Ten Travel Tips for Phuket

1. Beware of shared taxis from the airport to the various destinations around Phuket. Many will stop at an agency to try to book your accommodations for you or convince you to change hotels. If you are prepared for the wait and inconvenience it can still be a cheap way to get to your destination however probably not the cheapest option for finding accommodations.

2. Tuk Tuks are readily available to take you around. Make sure you negotiate a fair price before you get in and start your journey.

3. Phuket is Thailand's largest island so choose where you would like to stay carefully as it can take quite a while and be costly to get around the island.
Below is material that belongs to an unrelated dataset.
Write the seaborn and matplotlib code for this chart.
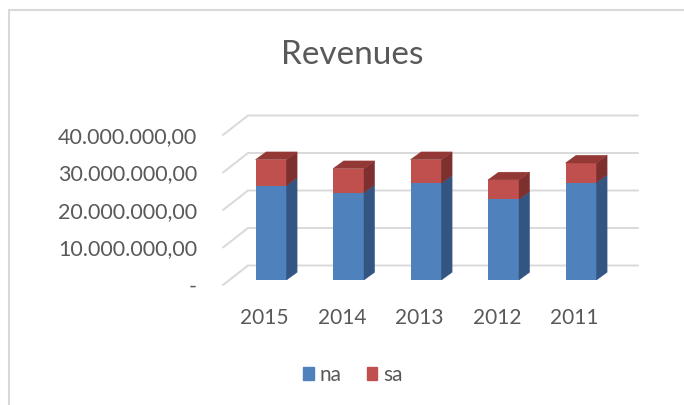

Different sections of the island can offer a very different feel and type of vacation.

4. A day trip out to the islands in the Gulf of Thailand - Hong Island, James Bond Island etc. is highly recommended for the stunning scenery and limestone formations.

5. If you are not travelling further south to Ko Phi Phi or Krabi, then you should also do a second day trip to these southern islands, which are even more scenic with their crystal clear green waters.

6. If your idea of vacation does not include being packed on a beach with thousands of other vacationers then you are best to avoid Patong Beach and select a quiet resort on one of the other beaches such as Karon Beach, Big Kata Bay or Little Kata Bay.

7. Phuket was one of the islands hit heavily from the tsunami, however it has largely recovered. There is still some construction and rebuilding taking place but tourism is back in full swing.

8. Divers and snorkellers will love Phuket that has Thailand's largest concentrations of Dive Centres.

9. If you choose to rent a motorcycle or vehicle to tour the island, drive carefully. Hundreds of people are killed each year in road accidents on Phuket. Also make sure the motorcycle you rent is in good condition and the brakes appear to be working well.

10. May to October is the windy and rainy season in Phuket and is best avoided during these months. The best time to visit is November to February but is also the busiest.